Robert Daley (born 1930 in New York City), is an American novelist and journalist . He is the author of 31 books: 18 fiction, 12 non fiction, and most recently a small volume of poetry. Five of his books have been adapted for film. A sixth, The Cruel Sport, was sold to MGM and was the basis for the film Grand Prix.
Daley graduated from Fordham University in 1951 and served in the Air Force during the Korean War, then spent six seasons as publicity director for the New York Football Giants listening, observing, remembering. He became very close to some of the players. Those were the days of Frank Gifford, Kyle Rote, Charlie Conerly and Sam Huff. Of Vince Lombardi. Of pro football exploding into the game it is now. Afterwards he wrote a novel called Only a Game based on that team, those years. Sports Illustrated rated it one of the top sports books of all time.
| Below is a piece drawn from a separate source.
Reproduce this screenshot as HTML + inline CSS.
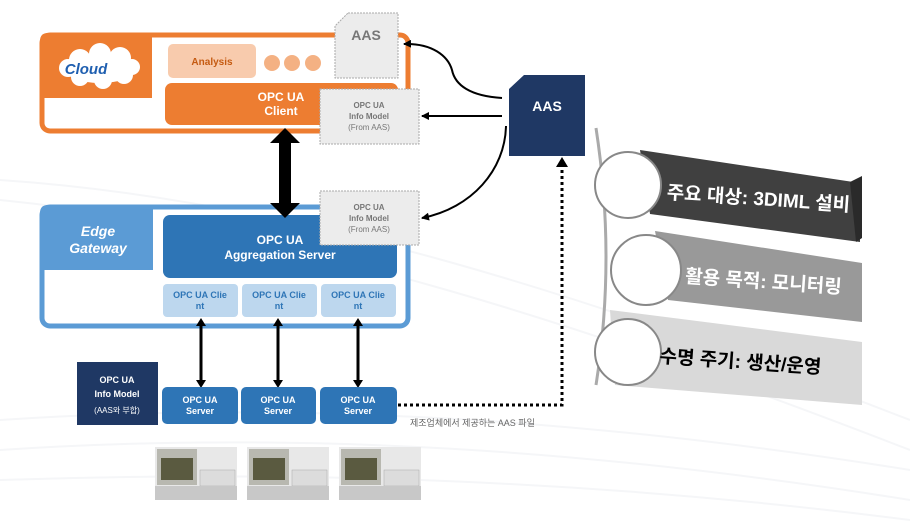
<!DOCTYPE html>
<html><head><meta charset="utf-8"><style>
html,body{margin:0;padding:0;background:#fff;}
svg{display:block;font-family:"Liberation Sans","Noto Sans CJK KR",sans-serif;}
</style></head><body>
<svg width="910" height="527" viewBox="0 0 910 527" xmlns="http://www.w3.org/2000/svg">
<defs>
<marker id="ah" markerWidth="8" markerHeight="8" refX="7" refY="4" orient="auto" markerUnits="userSpaceOnUse"><path d="M0,0 L8,4 L0,8 z" fill="#000"/></marker>
</defs>
<g stroke="#f5f6f8" stroke-width="2" fill="none">
<path d="M0,180 C300,200 600,300 910,420"/><path d="M0,200 C300,230 600,330 910,450"/>
<path d="M0,420 C300,400 600,420 910,470"/><path d="M0,450 C300,430 600,450 910,500"/>
<path d="M0,480 C300,470 600,480 910,520"/>
</g>
<rect x="42" y="35" width="366" height="96" rx="8" fill="#fff" stroke="#ed7d31" stroke-width="5"/>
<path d="M40,41 Q40,33 48,33 L152,33 L152,98 L40,98 z" fill="#ed7d31"/>
<g fill="#fff">
<ellipse cx="100" cy="68" rx="36" ry="15"/><circle cx="80" cy="60" r="11"/><circle cx="100" cy="54" r="11"/><circle cx="120" cy="58" r="11"/><circle cx="80" cy="77" r="9"/><circle cx="103" cy="80" r="9"/><circle cx="124" cy="75" r="9"/><circle cx="68" cy="68" r="9"/><circle cx="132" cy="67" r="8"/>
</g>
<text x="86" y="74" font-size="15" font-weight="bold" font-style="italic" fill="#1f5fb0" text-anchor="middle">Cloud</text>
<rect x="168" y="44" width="88" height="34" rx="5" fill="#f8cbad"/>
<text x="212" y="65" font-size="10" font-weight="bold" fill="#c55a11" text-anchor="middle">Analysis</text>
<circle cx="272" cy="63" r="8" fill="#f4b183"/><circle cx="292" cy="63" r="8" fill="#f4b183"/><circle cx="313" cy="63" r="8" fill="#f4b183"/>
<rect x="165" y="83" width="233" height="42" rx="7" fill="#ed7d31"/>
<text x="281" y="101" font-size="12" font-weight="bold" fill="#fff" text-anchor="middle">OPC UA</text>
<text x="281" y="115" font-size="12" font-weight="bold" fill="#fff" text-anchor="middle">Client</text>
<path d="M348,13 L398,13 L398,78 L335,78 L335,26 z" fill="#ececec" stroke="#aaa" stroke-dasharray="2,1"/>
<text x="366" y="40" font-size="14" font-weight="bold" fill="#777" text-anchor="middle">AAS</text>
<rect x="42" y="207" width="366" height="119" rx="8" fill="#fff" stroke="#5b9bd5" stroke-width="5"/>
<path d="M40,213 Q40,205 48,205 L153,205 L153,270 L40,270 z" fill="#5b9bd5"/>
<text x="98" y="236" font-size="14" font-weight="bold" font-style="italic" fill="#fff" text-anchor="middle">Edge</text>
<text x="98" y="253" font-size="14" font-weight="bold" font-style="italic" fill="#fff" text-anchor="middle">Gateway</text>
<rect x="163" y="215" width="234" height="63" rx="7" fill="#2e75b6"/>
<text x="280" y="244" font-size="12" font-weight="bold" fill="#fff" text-anchor="middle">OPC UA</text>
<text x="280" y="259" font-size="12" font-weight="bold" fill="#fff" text-anchor="middle">Aggregation Server</text>
<g font-size="9" font-weight="bold" fill="#2e75b6" text-anchor="middle">
<rect x="163" y="284" width="75" height="33" rx="4" fill="#bdd7ee"/><text x="200" y="298">OPC UA Clie</text><text x="200" y="309">nt</text>
<rect x="242" y="284" width="75" height="33" rx="4" fill="#bdd7ee"/><text x="279" y="298">OPC UA Clie</text><text x="279" y="309">nt</text>
<rect x="321" y="284" width="75" height="33" rx="4" fill="#bdd7ee"/><text x="358" y="298">OPC UA Clie</text><text x="358" y="309">nt</text>
</g>
<g font-size="8" font-weight="bold" fill="#777" text-anchor="middle">
<rect x="320" y="89" width="99" height="55" fill="#ececec" stroke="#aaa" stroke-dasharray="2,1"/>
<text x="369" y="108">OPC UA</text><text x="369" y="119">Info Model</text><text x="369" y="130" font-weight="normal">(From AAS)</text>
<rect x="320" y="191" width="99" height="54" fill="#ececec" stroke="#aaa" stroke-dasharray="2,1"/>
<text x="369" y="210">OPC UA</text><text x="369" y="221">Info Model</text><text x="369" y="232" font-weight="normal">(From AAS)</text>
</g>
<path d="M285,128 L300,143 L291,143 L291,203 L300,203 L285,218 L270,203 L279,203 L279,143 L270,143 z" fill="#000"/>
<g stroke="#000" stroke-width="3">
<line x1="201" y1="322" x2="201" y2="383"/><line x1="278" y1="322" x2="278" y2="383"/><line x1="358" y1="322" x2="358" y2="383"/>
</g>
<g fill="#000">
<path d="M196,326 L201,318 L206,326z"/><path d="M196,380 L201,388 L206,380z"/>
<path d="M273,326 L278,318 L283,326z"/><path d="M273,380 L278,388 L283,380z"/>
<path d="M353,326 L358,318 L363,326z"/><path d="M353,380 L358,388 L363,380z"/>
</g>
<g font-size="9" font-weight="bold" fill="#fff" text-anchor="middle">
<rect x="162" y="387" width="76" height="37" rx="5" fill="#2e75b6"/><text x="200" y="403">OPC UA</text><text x="200" y="414">Server</text>
<rect x="241" y="387" width="75" height="37" rx="5" fill="#2e75b6"/><text x="278" y="403">OPC UA</text><text x="278" y="414">Server</text>
<rect x="320" y="387" width="77" height="37" rx="5" fill="#2e75b6"/><text x="358" y="403">OPC UA</text><text x="358" y="414">Server</text>
<rect x="77" y="362" width="81" height="63" fill="#1f3864"/>
<text x="117" y="383">OPC UA</text><text x="117" y="397">Info Model</text><text x="117" y="413" font-weight="normal" font-size="8">(AAS와 부합)</text>
</g>
<g id="m">
<rect x="155" y="447" width="82" height="53" fill="#e8e8e8"/>
<rect x="157" y="449" width="40" height="36" fill="#b8b8b0"/><rect x="161" y="458" width="32" height="22" fill="#5a5a40"/>
<rect x="200" y="470" width="35" height="16" fill="#dcdcdc" stroke="#aaa" stroke-width="0.5"/>
<rect x="155" y="486" width="82" height="14" fill="#c8c8c8"/>
</g>
<use href="#m" x="92"/><use href="#m" x="184"/>
<path d="M398,405 L562,405 L562,166" stroke="#000" stroke-width="3" stroke-dasharray="3,3" fill="none"/>
<path d="M556,167 L562,157 L568,167z" fill="#000"/>
<text x="410" y="426" font-size="9" fill="#666">제조업체에서 제공하는 AAS 파일</text>
<path d="M524,75 L585,75 L585,156 L509,156 L509,89 z" fill="#1f3864"/>
<text x="547" y="111" font-size="14" font-weight="bold" fill="#fff" text-anchor="middle">AAS</text>
<g stroke="#000" stroke-width="2" fill="none">
<path d="M502,98 C470,96 455,85 452,70 C448,56 432,43 404,44" marker-end="url(#ah)"/>
<path d="M502,116 L422,116" marker-end="url(#ah)"/>
<path d="M506,126 C505,170 472,208 422,218" marker-end="url(#ah)"/>
</g>
<path d="M596,128 Q616,258 596,385" stroke="#aaa" stroke-width="3" fill="none"/>
<polygon points="640,150 860,183 860,242 650,214" fill="#404040"/>
<polygon points="850,182 862,176 862,238 856,242" fill="#2a2a2a"/>
<polygon points="655,231 862,263 862,322 668,300" fill="#999"/>
<polygon points="610,310 862,342 862,405 615,385" fill="#d9d9d9"/>
<circle cx="628" cy="185" r="33" fill="#fff" stroke="#888" stroke-width="2"/>
<circle cx="646" cy="270" r="35" fill="#fff" stroke="#888" stroke-width="2"/>
<circle cx="628" cy="352" r="33" fill="#fff" stroke="#888" stroke-width="2"/>
<g font-size="19" font-weight="bold" text-anchor="middle">
<text x="758" y="205" fill="#fff" transform="rotate(4 758 205)">주요 대상: 3DIML 설비</text>
<text x="763" y="288" fill="#fff" transform="rotate(4 763 288)">활용 목적: 모니터링</text>
<text x="740" y="368" fill="#000" transform="rotate(4 740 368)">수명 주기: 생산/운영</text>
</g>
</svg>
</body></html>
After the Giants he worked six years on the foreign staff of The New York Times, living in Paris but covering stories in sixteen countries in all, if you count places like Monaco and Andorra. He was sent to North Africa for a war, and to Ireland for a horse race, reported from Lisbon on the Atlantic to Stalingrad (now Volgograd) on the edge of Asia.
In 1971–72 he served as Deputy Commissioner of the New York Police Department a period that turned out to be one of the most tumultuous in NYPD history: two Mafia Dons were gunned down, the Pierre Hotel was looted in the city's biggest jewel heist ever, the Knapp Commission investigation into police corruption caused tremendous upheaval in the department and the city, four police officers were shot in the back as they walked on patrol and their guns stolen, and two others were machine-gunned in their car, all by assailants calling themselves the Black Liberation Army. Daley, present at the top level of headquarters, recounted these events and others in the nonfiction book Target Blue. He said later that when he agreed to take the job, he never expected events like this, or an experience like this, that it was more than he had bargained for.
A number of novels set against an NYPD headquarters background followed. His award-winning 1978 nonfiction work Prince of the City was hailed by The New York Times Book Review: "The policeman as flawed hero, a recurrent and enormously popular figure in contemporary writing, has never been done better." Daley's books, which have been translated into 16 languages, include Year of the Dragon, Tainted Evidence (filmed as Night Falls on Manhattan), and Prince of the City.
Most of his books grew out of immersing himself deeply in people and subjects that fascinated him, from Grand Prix racing to opera to bullfights to treasure diving—and of course the NYPD.
The parents of three grown daughters, he and his French-born wife divide their time between homes in Bronxville, New York and Nice, France.